**DO THIS**: Extract, in full, the lines below, beginning at the first and ending with the line that contains "const boxLines = ['Total". Pictures do not belong in the copy.

**PROVIDED DATA**:
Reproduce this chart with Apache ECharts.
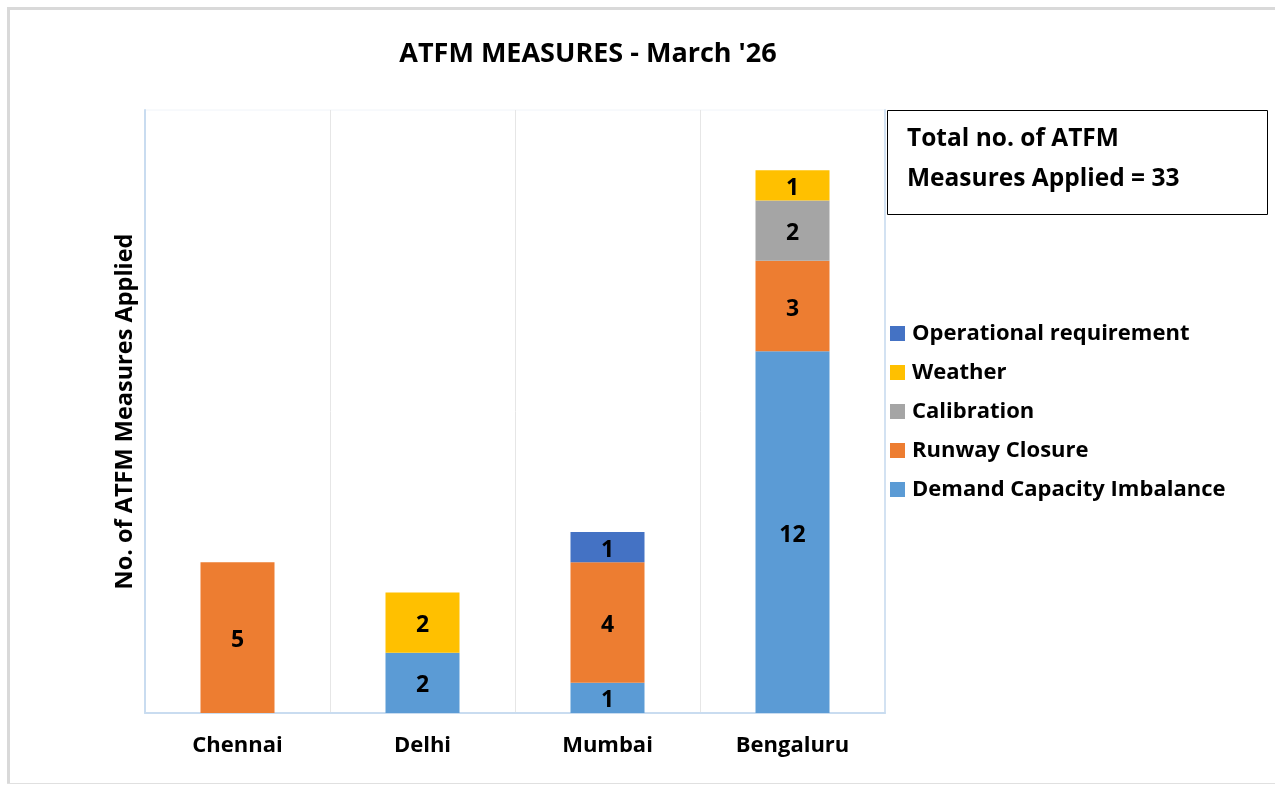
<!DOCTYPE html>
<html>
<head>
<meta charset="utf-8">
<script src="https://cdn.jsdelivr.net/npm/echarts@6/dist/echarts.min.js"></script>
<style>
html,body{margin:0;padding:0;background:#fff;}
#chart{width:1275px;height:785px;}
</style>
</head>
<body>
<div id="chart"></div>
<script>
const categories = ['Chennai', 'Delhi', 'Mumbai', 'Bengaluru'];
const demandCapacity = [null, 2, 1, 12];
const runwayClosure = [5, null, 4, 3];
const calibration = [null, null, null, 2];
const weather = [null, 2, null, 1];
const operational = [null, null, 1, null];
const legendOrder = ['Operational requirement', 'Weather', 'Calibration', 'Runway Closure', 'Demand Capacity Imbalance'];
const titleText = "ATFM MEASURES - March '26";
const yAxisName = 'No. of ATFM Measures Applied';
const boxLines = ['Total no. of ATFM', 'Measures Applied = 33'];

const FONT = '"Open Sans", sans-serif';
const label = {
  show: true, position: 'inside', color: '#000', fontFamily: FONT,
  fontWeight: 'bold', fontSize: 23, offset: [0, 3]
};
function mk(name, data, color) {
  return {
    name, type: 'bar', stack: 'total', data, barWidth: '40%',
    itemStyle: { color }, label, emphasis: { disabled: true }
  };
}

const chart = echarts.init(document.getElementById('chart'), null, { renderer: 'canvas' });
chart.setOption({
  animation: false,
  backgroundColor: '#fff',
  title: {
    text: titleText, left: 583, top: 36, textAlign: 'center',
    textStyle: { fontFamily: FONT, fontWeight: 'bold', fontSize: 27, color: '#000' }
  },
  grid: {
    left: 145, right: 390, top: 110, bottom: 72,
    show: true, borderColor: '#f0f4f9', borderWidth: 1
  },
  legend: {
    data: legendOrder, orient: 'vertical', left: 885, top: 315,
    itemWidth: 15, itemHeight: 15, itemGap: 12, icon: 'rect',
    textStyle: { fontFamily: FONT, fontWeight: 'bold', fontSize: 22, color: '#000', padding: [0, 0, 0, 2], lineHeight: 27 },
    selectedMode: false
  },
  xAxis: {
    type: 'category', data: categories,
    axisLine: { show: true, lineStyle: { color: '#c9dcf0', width: 2 } },
    axisTick: { show: false },
    axisLabel: { fontFamily: FONT, fontWeight: 'bold', fontSize: 22, color: '#000', margin: 22 },
    splitLine: { show: true, lineStyle: { color: '#e6e6e6', width: 1 } }
  },
  yAxis: [{
    type: 'value', min: 0, max: 20, interval: 5,
    name: yAxisName, nameLocation: 'middle', nameGap: 8, nameRotate: 90,
    nameTextStyle: { fontFamily: FONT, fontWeight: 'bold', fontSize: 23.5, color: '#000' },
    axisLine: { show: true, lineStyle: { color: '#c9dcf0', width: 2 } },
    axisTick: { show: false }, axisLabel: { show: false }, splitLine: { show: false }
  }, {
    type: 'value', min: 0, max: 20, interval: 5, position: 'right',
    axisLine: { show: true, lineStyle: { color: '#d3e2f2', width: 2 } },
    axisTick: { show: false }, axisLabel: { show: false }, splitLine: { show: false }
  }],
  series: [
    mk('Demand Capacity Imbalance', demandCapacity, '#5B9BD5'),
    mk('Runway Closure', runwayClosure, '#ED7D31'),
    mk('Calibration', calibration, '#A5A5A5'),
    mk('Weather', weather, '#FFC000'),
    mk('Operational requirement', operational, '#4472C4')
  ],
  graphic: [
    { type: 'line', shape: { x1: 7, y1: 8.5, x2: 1275, y2: 8.5 }, style: { stroke: '#d9d9d9', lineWidth: 3 }, silent: true },
    { type: 'line', shape: { x1: 8.5, y1: 7, x2: 8.5, y2: 784 }, style: { stroke: '#d9d9d9', lineWidth: 3 }, silent: true },
    { type: 'line', shape: { x1: 7, y1: 783.5, x2: 1275, y2: 783.5 }, style: { stroke: '#e0e0e0', lineWidth: 1 }, silent: true },
    { type: 'rect', shape: { x: 887.5, y: 110.5, width: 380, height: 104 }, style: { fill: '#fff', stroke: '#000', lineWidth: 1 }, silent: true },
    { type: 'text', left: 907, top: 127, style: { text: boxLines[0], fontFamily: FONT, fontWeight: 'bold', fontSize: 24.5, fill: '#000' }, silent: true },
    { type: 'text', left: 907, top: 167, style: { text: boxLines[1], fontFamily: FONT, fontWeight: 'bold', fontSize: 24.5, fill: '#000' }, silent: true }
  ]
});
</script>
</body>
</html>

**TASK RESULT**:
Reproduce this chart with Apache ECharts.
<!DOCTYPE html>
<html>
<head>
<meta charset="utf-8">
<script src="https://cdn.jsdelivr.net/npm/echarts@6/dist/echarts.min.js"></script>
<style>
html,body{margin:0;padding:0;background:#fff;}
#chart{width:1275px;height:785px;}
</style>
</head>
<body>
<div id="chart"></div>
<script>
const categories = ['Chennai', 'Delhi', 'Mumbai', 'Bengaluru'];
const demandCapacity = [null, 2, 1, 12];
const runwayClosure = [5, null, 4, 3];
const calibration = [null, null, null, 2];
const weather = [null, 2, null, 1];
const operational = [null, null, 1, null];
const legendOrder = ['Operational requirement', 'Weather', 'Calibration', 'Runway Closure', 'Demand Capacity Imbalance'];
const titleText = "ATFM MEASURES - March '26";
const yAxisName = 'No. of ATFM Measures Applied';
const boxLines = ['Total no. of ATFM', 'Measures Applied = 33'];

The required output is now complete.